Energiearmut definiert die Europäische Kommission als eine „Kombination von niedrigem Einkommen, daran gemessen hohen Energiekosten und geringer Energieeffizienz, insbesondere von Gebäuden“. Mindestens 30 Millionen Europäer sollen davon betroffen sein.

Es könnten noch viel mehr werden, befürchten Kritiker von neuen EU-Klimaschutzmaßnahmen, über die das Europäische Parlament ab Montag befindet. Sie warnen vor Zwangssanierungen, einer Überforderung von Eigenheimbesitzern, die sich mit hohen Kosten für die Nachrüstung ihrer Immobilie mit nachhaltiger Heizung und Wärmedämmung konfrontiert sehen könnten.

Allein in Deutschland möglicherweise sechs Millionen Gebäude betroffen

„Wir können die Kosten im Kampf gegen den Klimawandel nicht auf Omas Häuschen abwälzen“, mahnt der CDU-Europaabgeordnete Dennis Radtke. Er führt Schätzungen ins Feld, nach denen allein in Deutschland sechs Millionen Gebäude von verschärften Sanierungsanforderungen betroffen wären, wenn derzeitige Brüsseler Pläne wahr würden.
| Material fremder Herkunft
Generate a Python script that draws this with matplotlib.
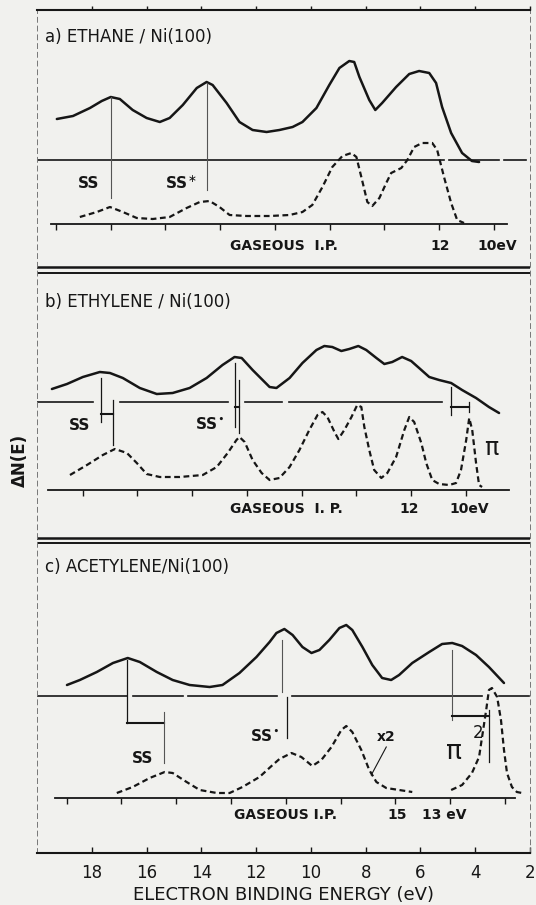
import matplotlib
matplotlib.use("Agg")
import matplotlib.pyplot as plt
import numpy as np

# UPS difference spectra, hydrocarbons on Ni(100)
# energies on the main binding-energy scale (eV), heights above each panel's gaseous baseline

# a) ethane
ethane_ads_E = [19.28, 18.69, 18.07, 17.64, 17.31, 16.98, 16.51, 16.00, 15.52, 15.16, 14.68, 14.17,
                13.81, 13.59, 13.08, 12.61, 12.13, 11.62, 11.15, 10.67, 10.31, 9.80, 9.33, 8.96,
                8.60, 8.42, 8.23, 7.87, 7.65, 7.40, 6.89, 6.41, 6.05, 5.68, 5.43, 5.21, 4.88, 4.48,
                4.12, 3.86]
ethane_ads_h = [105, 108, 116, 123, 127, 125, 114, 106, 102, 106, 119, 136,
                142, 139, 121, 102, 94, 92, 94, 97, 102, 116, 139, 156,
                163, 162, 147, 124, 114, 121, 137, 150, 153, 151, 141, 117, 91, 71,
                63, 62]
ethane_gas_E = [18.44, 17.82, 17.34, 16.87, 16.36, 15.78, 15.16, 14.54, 14.06, 13.70, 13.34, 12.97,
                12.35, 11.51, 10.78, 10.31, 9.95, 9.58, 9.22, 8.85, 8.52, 8.34, 8.16, 7.94, 7.76,
                7.50, 7.25, 7.07, 6.70, 6.48, 6.23, 5.94, 5.57, 5.39, 5.14, 4.88, 4.66, 4.41]
ethane_gas_h = [7, 12, 17, 12, 6, 5, 7, 16, 22, 23, 17, 9,
                8, 8, 9, 12, 19, 37, 57, 68, 71, 67, 47, 22, 18,
                26, 41, 51, 56, 64, 77, 81, 81, 74, 47, 21, 4, 1]

# b) ethylene
ethylene_ads_E = [19.46, 18.91, 18.33, 17.71, 17.34, 16.87, 16.25, 15.63, 15.05, 14.43, 13.81, 13.23,
                  12.79, 12.53, 12.13, 11.51, 11.26, 10.78, 10.31, 9.80, 9.51, 9.22, 8.89, 8.60,
                  8.27, 7.98, 7.61, 7.32, 7.03, 6.67, 6.34, 6.05, 5.68, 5.32, 4.88, 4.48, 3.97,
                  3.50, 3.13]
ethylene_ads_h = [101, 106, 113, 118, 117, 112, 102, 96, 97, 102, 112, 125,
                  133, 132, 120, 103, 102, 112, 127, 140, 144, 143, 139, 141,
                  144, 140, 132, 126, 128, 133, 129, 122, 113, 110, 107, 100, 92,
                  83, 77]
ethylene_gas_E = [18.80, 18.18, 17.60, 17.16, 16.72, 16.36, 16.00, 15.52, 14.79, 13.95, 13.44, 13.04,
                  12.72, 12.61, 12.42, 12.13, 11.80, 11.51, 11.15, 10.78, 10.42, 10.06, 9.76, 9.58,
                  9.40, 9.14, 9.00, 8.78, 8.52, 8.31, 8.16, 8.05, 7.87, 7.69, 7.43, 7.21, 6.89,
                  6.59, 6.41, 6.23, 5.97, 5.79, 5.57, 5.32, 4.95, 4.70, 4.52, 4.33, 4.22, 4.11,
                  3.97, 3.86, 3.75]
ethylene_gas_h = [15, 25, 35, 41, 37, 27, 16, 13, 13, 15, 23, 37,
                  50, 53, 48, 30, 17, 10, 12, 23, 40, 60, 75, 78,
                  73, 58, 51, 60, 73, 85, 83, 63, 40, 20, 12, 17, 33,
                  60, 73, 68, 47, 27, 10, 6, 5, 7, 20, 50, 72, 60,
                  27, 5, 3]

# c) acetylene
acetylene_ads_E = [18.91, 18.44, 17.82, 17.23, 16.69, 16.25, 15.63, 15.05, 14.43, 13.70, 13.23, 12.61,
                   11.99, 11.51, 11.26, 10.97, 10.67, 10.31, 9.98, 9.69, 9.33, 8.96, 8.71, 8.49,
                   8.12, 7.76, 7.40, 7.07, 6.78, 6.30, 5.68, 5.21, 4.84, 4.48, 3.97, 3.50, 2.95]
acetylene_ads_h = [113, 118, 126, 135, 140, 136, 126, 118, 113, 111, 113, 125,
                   141, 156, 165, 169, 163, 151, 145, 148, 158, 170, 173, 168,
                   151, 133, 120, 118, 123, 135, 146, 154, 155, 152, 143, 131, 115]
acetylene_gas_E = [17.09, 16.51, 15.89, 15.34, 15.05, 14.54, 14.06, 13.44, 12.97, 12.50, 11.88, 11.40,
                   11.15, 10.71, 10.35, 9.95, 9.62, 9.25, 8.89, 8.71, 8.49, 8.16, 7.87, 7.61,
                   7.25, 6.78, 6.30]
acetylene_gas_h = [5, 11, 20, 26, 25, 16, 8, 5, 5, 11, 21, 33,
                   39, 45, 41, 32, 38, 51, 68, 72, 66, 48, 28, 16,
                   10, 8, 6]
# pi^2 band, shown x2
acetylene_pi_E = [4.88, 4.48, 4.12, 3.86, 3.75, 3.60, 3.50, 3.39, 3.20, 3.06, 2.95, 2.84, 2.66, 2.48, 2.29]
acetylene_pi_h = [8, 13, 25, 41, 61, 88, 108, 110, 101, 78, 48, 25, 11, 6, 5]

# gaseous I.P. scales: shift onto the main scale, tick values
gas_shift = {"a": 6.68, "b": 5.66, "c": 8.08}
gas_ticks = {"a": list(range(26, 9, -2)), "b": list(range(24, 9, -2)), "c": list(range(27, 10, -2))}
main_ticks = [18, 16, 14, 12, 10, 8, 6, 4, 2]

ink = "#161616"
paper = "#f1f1ee"

# pixel helpers (figure is 536 x 905, 18 eV at x=92, 27.44 px per eV)
def ex(px):
    return 18 - (px - 92) / 27.44

def ey(py):
    return 853 - py

fig = plt.figure(figsize=(5.36, 9.05), dpi=100, facecolor=paper)
ax = fig.add_axes([37 / 536, 52 / 905, 493 / 536, 843 / 905], facecolor=paper)
ax.set_xlim(ex(37), ex(530))
ax.set_ylim(0, 843)

panels = [
    dict(key="a", base=224, ref=160, ads=(ethane_ads_E, ethane_ads_h), gas=[(ethane_gas_E, ethane_gas_h)],
         gline=(51, 508), refsegs=[(36, 445), (450, 500), (505, 527)]),
    dict(key="b", base=490, ref=402, ads=(ethylene_ads_E, ethylene_ads_h), gas=[(ethylene_gas_E, ethylene_gas_h)],
         gline=(48, 510), refsegs=[(36, 93), (120, 228), (245, 283), (290, 443)]),
    dict(key="c", base=798, ref=696, ads=(acetylene_ads_E, acetylene_ads_h),
         gas=[(acetylene_gas_E, acetylene_gas_h), (acetylene_pi_E, acetylene_pi_h)],
         gline=(55, 516), refsegs=[(36, 127), (133, 183), (188, 278), (293, 483), (500, 530)]),
]

for p in panels:
    b = ey(p["base"])
    E, h = p["ads"]
    ax.plot(E, b + np.array(h), color=ink, lw=1.8, solid_capstyle="round", solid_joinstyle="round")
    for E, h in p["gas"]:
        ax.plot(E, b + np.array(h), color=ink, lw=1.6, linestyle=(0, (2.6, 1.6)),
                dash_joinstyle="round")
    # gaseous baseline with its own I.P. scale
    ax.plot([ex(p["gline"][0]), ex(p["gline"][1])], [b, b], color=ink, lw=1.3)
    tE = [t - gas_shift[p["key"]] for t in gas_ticks[p["key"]]]
    ax.vlines(tE, b - 6, b, color=ink, lw=1.0)
    # adsorbate zero line
    r = ey(p["ref"])
    for s0, s1 in p["refsegs"]:
        ax.plot([ex(s0), ex(s1)], [r, r], color=ink, lw=1.2)

# panel separators and titles
for py, lw in [(267, 1.8), (273, 1.4), (538, 1.8), (543, 1.4)]:
    ax.axhline(ey(py), color=ink, lw=lw)

title_kw = dict(fontsize=12, color=ink, va="center", ha="left")
ax.text(ex(45), ey(37), "a) ETHANE / Ni(100)", **title_kw)
ax.text(ex(45), ey(302), "b) ETHYLENE / Ni(100)", **title_kw)
ax.text(ex(45), ey(567), "c) ACETYLENE/Ni(100)", **title_kw)

lab_kw = dict(fontsize=10, fontweight="bold", color=ink, va="center", ha="center")
ax.text(ex(284), ey(246), "GASEOUS  I.P.", **lab_kw)
ax.text(ex(441), ey(246), "12", **lab_kw)
ax.text(ex(498), ey(246), "10eV", **lab_kw)
ax.text(ex(287), ey(509), "GASEOUS  I. P.", **lab_kw)
ax.text(ex(410), ey(509), "12", **lab_kw)
ax.text(ex(470), ey(509), "10eV", **lab_kw)
ax.text(ex(286), ey(815), "GASEOUS I.P.", **lab_kw)
ax.text(ex(398), ey(815), "15", **lab_kw)
ax.text(ex(445), ey(815), "13 eV", **lab_kw)

ss_kw = dict(fontsize=11, fontweight="bold", color=ink, va="center", ha="center")
ax.text(ex(89), ey(183), "SS", **ss_kw)
ax.text(ex(181), ey(183), r"SS$^{\ast}$", **ss_kw)
ax.text(ex(80), ey(425), "SS", **ss_kw)
ax.text(ex(210), ey(424), r"SS$^{\bullet}$", **ss_kw)
ax.text(ex(143), ey(758), "SS", **ss_kw)
ax.text(ex(265), ey(736), r"SS$^{\bullet}$", **ss_kw)
ax.text(ex(387), ey(737), "x2", fontsize=10, fontweight="bold", color=ink, ha="center", va="center")
ax.text(ex(492), ey(448), "π", fontsize=17, color=ink, ha="center", va="center")
ax.text(ex(455), ey(752), "π", fontsize=19, color=ink, ha="center", va="center")
ax.text(ex(479), ey(733), "2", fontsize=12, color=ink, ha="center", va="center")

# peak markers and brackets (pixel positions)
thin = dict(color=ink, lw=0.9)
thick = dict(color=ink, lw=1.5)
ax.plot([ex(111), ex(111)], [ey(97), ey(198)], color="#555555", lw=0.8)
ax.plot([ex(207), ex(207)], [ey(83), ey(190)], color="#555555", lw=0.8)

ax.plot([ex(101), ex(101)], [ey(378), ey(422)], **thin)
ax.plot([ex(101), ex(113)], [ey(414), ey(414)], **thick)
ax.plot([ex(113), ex(113)], [ey(400), ey(445)], **thin)
ax.plot([ex(235), ex(235)], [ey(363), ey(427)], **thin)
ax.plot([ex(239), ex(239)], [ey(380), ey(433)], **thin)
ax.plot([ex(235), ex(239)], [ey(407), ey(407)], **thick)
ax.plot([ex(452), ex(452)], [ey(387), ey(415)], **thin)
ax.plot([ex(452), ex(470)], [ey(407), ey(407)], **thick)
ax.plot([ex(470), ex(470)], [ey(402), ey(412)], **thin)

ax.plot([ex(127), ex(127)], [ey(660), ey(723)], **thin)
ax.plot([ex(127), ex(164)], [ey(723), ey(723)], **thick)
ax.plot([ex(164), ex(164)], [ey(712), ey(763)], color="#555555", lw=0.8)
ax.plot([ex(283), ex(283)], [ey(640), ey(692)], color="#555555", lw=0.8)
ax.plot([ex(288), ex(288)], [ey(697), ey(738)], **thin)
ax.plot([ex(453), ex(453)], [ey(650), ey(720)], color="#555555", lw=0.8)
ax.plot([ex(453), ex(490)], [ey(716), ey(716)], **thick)
ax.plot([ex(490), ex(490)], [ey(710), ey(762)], **thin)
ax.plot([ex(387), ex(372)], [ey(747), ey(775)], color=ink, lw=0.8)

# frame: solid top/bottom, faint dashed sides
for side in ["left", "right"]:
    ax.spines[side].set_linestyle((0, (5, 4)))
    ax.spines[side].set_linewidth(0.7)
    ax.spines[side].set_color("#777777")
for side in ["top", "bottom"]:
    ax.spines[side].set_linewidth(1.5)
    ax.spines[side].set_color(ink)

ax.set_yticks([])
ax.set_xticks(main_ticks)
ax.set_xticklabels([str(t) for t in main_ticks], fontsize=12, color=ink)
ax.tick_params(axis="x", direction="in", length=4, width=1.0, pad=8, colors=ink)
top = ax.secondary_xaxis("top")
top.set_xticks(main_ticks)
top.set_xticklabels([])
top.tick_params(direction="out", length=3, width=1.0, colors=ink)
top.spines["top"].set_visible(False)

ax.set_xlabel("ELECTRON BINDING ENERGY (eV)", fontsize=13, color=ink, labelpad=3)
fig.text(20 / 536, 1 - 460 / 905, "ΔN(E)", rotation=90, fontsize=12, fontweight="bold",
         color=ink, ha="center", va="center")

fig.savefig("out.png", dpi=100, facecolor=paper)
Sie beziehen sich auf sogenannte Energieeffizienz-Klassen. Gebäude schlagen mit 40 Prozent des Energieverbrauchs in Europa zu Buche. Für den Grünen Deal der EU zum Klimaschutz spielen sie daher eine Schlüsselrolle. Die geplanten neuen Normen sehen vor, dass Wohngebäude in den beiden Klassen mit den schlechtesten Werten bis 2030 und 2033 nachgerüstet werden müssen.

Über einen Richtlinienentwurf auf Grundlage eines Vorschlags der EU-Kommission will das Europäische Parlament am Montag debattieren und am Dienstag abstimmen. Dann beginnen die Verhandlungen mit den Mitgliedsländern. Es gilt als unwahrscheinlich, dass sie schon vor der Sommerpause abgeschlossen sein könnten.

„Immobilienkrisen in bestimmten Regionen“?

Der Parlamentarische Geschäftsführer der CDU/CSU-Gruppe im Europaparlament, Markus Pieper, sagt voraus: „Es trifft vor allem die Stadtrandlagen, kleine Städte und den ländlichen Raum, wo vielfach noch alte Bauernhöfe und Fachwerkhäuser bewohnt werden. Die Sanierungskosten für Heizungsaustausch und Wärmedämmung übersteigen dann schnell den Wert des Hauses.“ Pieper schließt nicht aus, dass Eigentümer sich zu Notverkäufen gezwungen sehen könnten. Die Folge könnten „Immobilienkrisen in bestimmten Regionen” sein.

Der FDP-Europaabgeordnete Andreas Glück gibt zu bedenken, dass auch ein Verkauf problematisch werden könnte: „Es bleibt abzuwarten, auf welche Hindernisse ein Hausverkauf oder eine Vermietung in Zukunft stoßen. Was geschieht, wenn kein valides Energiezertifikat vorliegt?“ Die Kommission ziele darauf ab, das Verkaufen oder Vermieten dann nicht zuzulassen. „Letztlich hängt das aber von der nationalen Gesetzgebung ab.“ Was Brüssel derzeit zum Stichwort Energieeffizienz von Gebäuden zusammenbastele, sei „völliger Quatsch“.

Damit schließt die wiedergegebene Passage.